As everyone keeps saying of the rules and regulations that now govern every second of all our lives (as I write it has today been made illegal to leave the country), if the public don’t understand the little rules, they won’t obey the big ones. I urge everyone to obey the rules and leap at vaccines, so we can all start living instead of merely being alive – big difference – but the one I can’t get my head around is the ban on outdoor sport.

The evidence of transmission from golf courses, tennis courts, swimming pools/lidos, playgrounds, skate parks, outdoor gyms etc is, I reckon, a solid zero. Yet councils have had to erect barriers and police tape off any recreational facilities and amenities to keep us ‘safe’. The fact that by doing so it makes the nation sad, fat, unhappy, stressed, murderous even, doesn’t seem to be a factor in anyone’s calculations, even though obesity – as well as age – is a key determinant of mortality when it comes to Covid.

Legislation to outlaw sport almost compels a nation to become fat (among the only shops that are open are supermarkets) and depressed, and is therefore opposite of ‘safe’. I don’t think any child has so far died of the virus after visiting a playground. The statistic that more children have been admitted to hospital for psychiatric reasons than Covid over the last 12 months should be front of our rulers’ minds. I dwell vengefully on the revelation that the main recreational activity of Michael Gove – a keen lockdown hawk who seems to want to keep us under house arrest indefinitely – is online bridge, which he plays fanatically in his “spare time” as his wife Sarah Vine has it.

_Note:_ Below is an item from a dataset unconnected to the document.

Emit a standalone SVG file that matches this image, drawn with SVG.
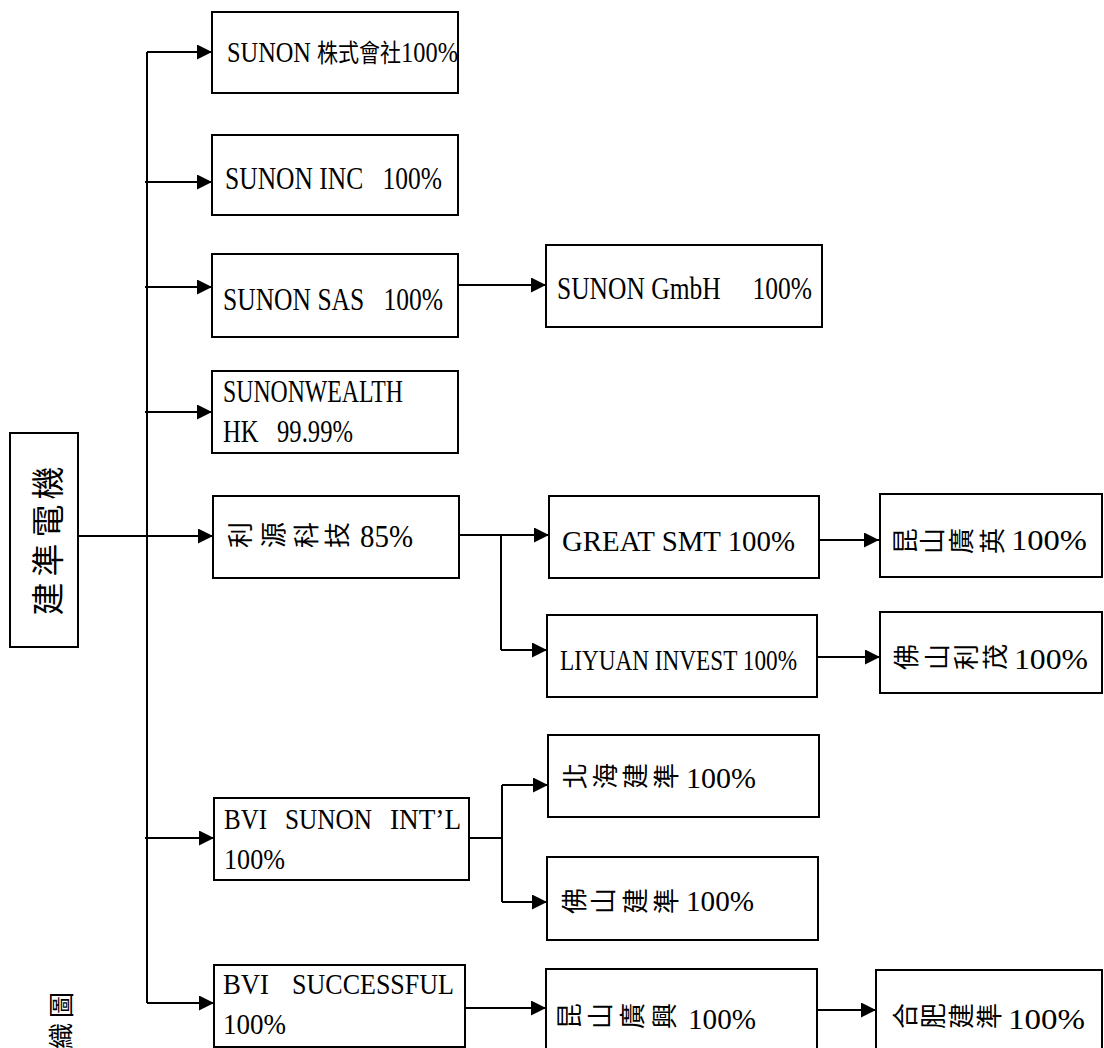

Having nothing else to do I watched Iain Martin, the reasonable voice of EU-scepticism on the Times, interview Robert Tombs, the acceptable and increasingly fashionable face of Leave in academia, on a Zoom event organised by Reaction. Apart from a diversion into vaccine nationalism it was a run-around Tombs’ thesis that the EU is another country, they do things differently there, and that joining was a compass error – ie the longer we travelled on our path together the further away from the UK’s desired destination we found ourselves, trade was dropping, as was enthusiasm for the project, und so weiter. Tombs is a rara avis who recognises the 2016 referendum was inevitable, because in our case it was possible: we were not part of the Euro and a vote to leave wouldn’t crash the financial system.

Forget David Cameron, then, and his failed renegotiation! As Tombs spoke, I realised who was ultimately responsible for Brexit (nerds will remember we didn’t join the Euro because the “five tests” designed by chancellor Gordon Brown’s special adviser, a former leader writer on the FT).

You guessed. It was none other than my kitchen nemesis, Ed Balls. Small – and strange – old world.